WHAT IT MEANS: The Democrats’ only real leverage to force recalcitrant Republicans to pass a DACA fix—and prevention the potential deportations of up to eight hundred thousand young people brought to the country as children—is the threat of a shutdown. Democrats believe Republicans will be blamed for any shutdown, since Republicans control Washington, D.C., and the unpopular border wall is the hill they’ll be choosing to die on. Couple that with Trump’s racist remarks, and it’s hard to see how the president comes out looking good.
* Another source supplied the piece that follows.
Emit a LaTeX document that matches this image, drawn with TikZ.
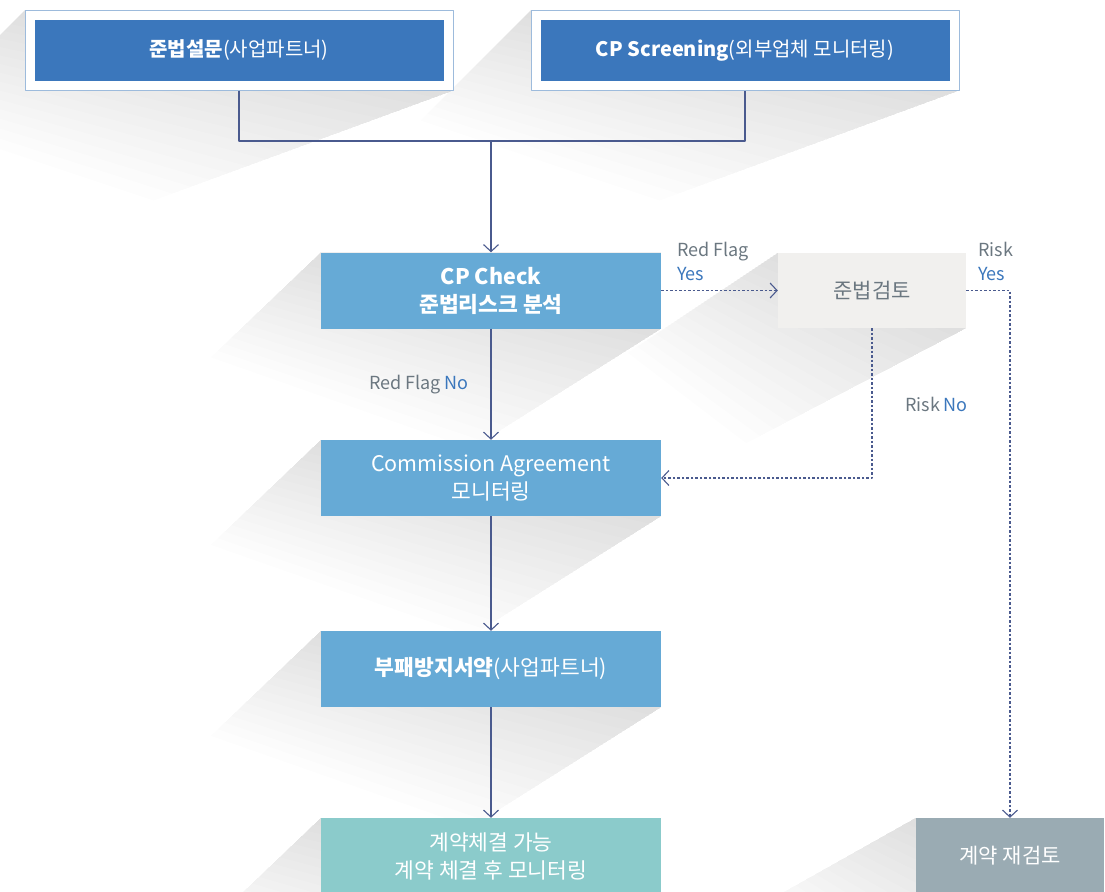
\documentclass[tikz,border=0pt]{standalone}
\usepackage{fontspec}
\setmainfont{Noto Sans CJK KR}
\usetikzlibrary{arrows.meta,calc}
\definecolor{topblue}{HTML}{3B77BC}
\definecolor{frameblue}{HTML}{9DBBDC}
\definecolor{midblue}{HTML}{66AAD6}
\definecolor{paleg}{HTML}{F1F0EE}
\definecolor{okteal}{HTML}{8BCBCB}
\definecolor{slateb}{HTML}{9AABB3}
\definecolor{linec}{HTML}{4A5A8E}
\definecolor{txtgray}{HTML}{6B7780}
\pgfdeclarelayer{bg}
\pgfsetlayers{bg,main}
% long shadow: node, offset of left corner, offset of right corner
\newcommand\longshadow[3]{%
\foreach \k [evaluate=\k as \t using \k/16] in {1,...,16}
\fill[black,opacity=0.0095] (#1.north west) -- ($(#1.north west)+\t*(#2)$) -- ($(#1.south east)+\t*(#3)$) -- (#1.south east) -- (#1.north east) -- cycle;}
\begin{document}
\begin{tikzpicture}[x=1pt,y=-1pt,line join=round,>={Straight Barb[length=7pt,width=15pt]},
frame/.style={draw=frameblue,fill=white,line width=1pt,minimum width=428pt,minimum height=79pt,inner sep=0pt},
topbox/.style={fill=topblue,minimum width=409pt,minimum height=61pt,inner sep=0pt,text=white,font=\fontsize{20}{26}\selectfont},
box/.style={fill=midblue,minimum width=340pt,minimum height=76pt,inner sep=0pt,align=center,text=white,font=\fontsize{21.5}{28}\selectfont},
sbox/.style={minimum width=188pt,minimum height=75pt,inner sep=0pt,align=center,font=\fontsize{21}{28}\selectfont},
lbl/.style={text=txtgray,align=left,inner sep=0pt,font=\fontsize{18}{24}\selectfont},
conn/.style={draw=linec,line width=1.1pt},
dotc/.style={conn,dash pattern=on 2.5pt off 2pt}]
\useasboundingbox (0,0) rectangle (1105,891);
\node[frame] (top1) at (239,50.5) {};
\node[topbox] (top1in) at (top1.center) {\textbf{준법설문}(사업파트너)};
\node[frame] (top2) at (745,50.5) {};
\node[topbox] (top2in) at (top2.center) {\textbf{CP Screening}(외부업체 모니터링)};
\node[box] (check) at (491,290.5) {\textbf{CP Check}\\\textbf{준법리스크 분석}};
\node[sbox,fill=paleg,text=txtgray] (review) at (872,290.5) {준법검토};
\node[box] (comm) at (491,478) {Commission Agreement\\모니터링};
\node[box] (pledge) at (491,669) {\textbf{부패방지서약}(사업파트너)};
\node[box,fill=okteal] (okbox) at (491,856) {계약체결 가능\\계약 체결 후 모니터링};
\node[sbox,fill=slateb,text=white,minimum height=76pt] (recheck) at (1010,856) {계약 재검토};
\coordinate (join) at (491,141);
\begin{pgfonlayer}{bg}
\longshadow{top1}{-110,110}{-300,110}
\longshadow{top2}{-110,110}{-300,110}
\longshadow{check}{-110,105}{-190,120}
\longshadow{review}{-150,100}{-220,115}
\longshadow{comm}{-110,105}{-190,120}
\longshadow{pledge}{-110,105}{-190,120}
\longshadow{okbox}{-110,105}{-190,120}
\longshadow{recheck}{-160,90}{-220,115}
\end{pgfonlayer}
% connectors
\draw[conn] (top1.south) |- (join) -| (top2.south);
\draw[conn,->] (join) -- (check);
\draw[conn,->] (check) -- (comm);
\draw[conn,->] (comm) -- (pledge);
\draw[conn,->] (pledge) -- (okbox);
\draw[dotc,->] (check) -- (review);
\draw[dotc,->] (review.east) -| (recheck.north);
\draw[dotc,->] (review.south) |- (comm.east);
% labels
\node[lbl,anchor=west] (rfyes) at (677,261) {Red Flag\\\textcolor{topblue}{Yes}};
\node[lbl,anchor=west] (riskyes) at (978,261) {Risk\\\textcolor{topblue}{Yes}};
\node[lbl,anchor=east] (rfno) at (469,385) {Red Flag \textcolor{topblue}{No}};
\node[lbl,anchor=west] (riskno) at (905,404) {Risk \textcolor{topblue}{No}};
\end{tikzpicture}
\end{document}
Republicans, meanwhile, will likely aim for another short-term extension, for which they’ll need nine Democrats—presumably those from Trump states.

  • Tl;dr: While a clean DACA bill could likely pass both houses of Congress, it would anger the GOP’s immigration hardliners, which is something Trump hasn’t been willing to do. In any event, the GOP is now using human beings as bargaining chips.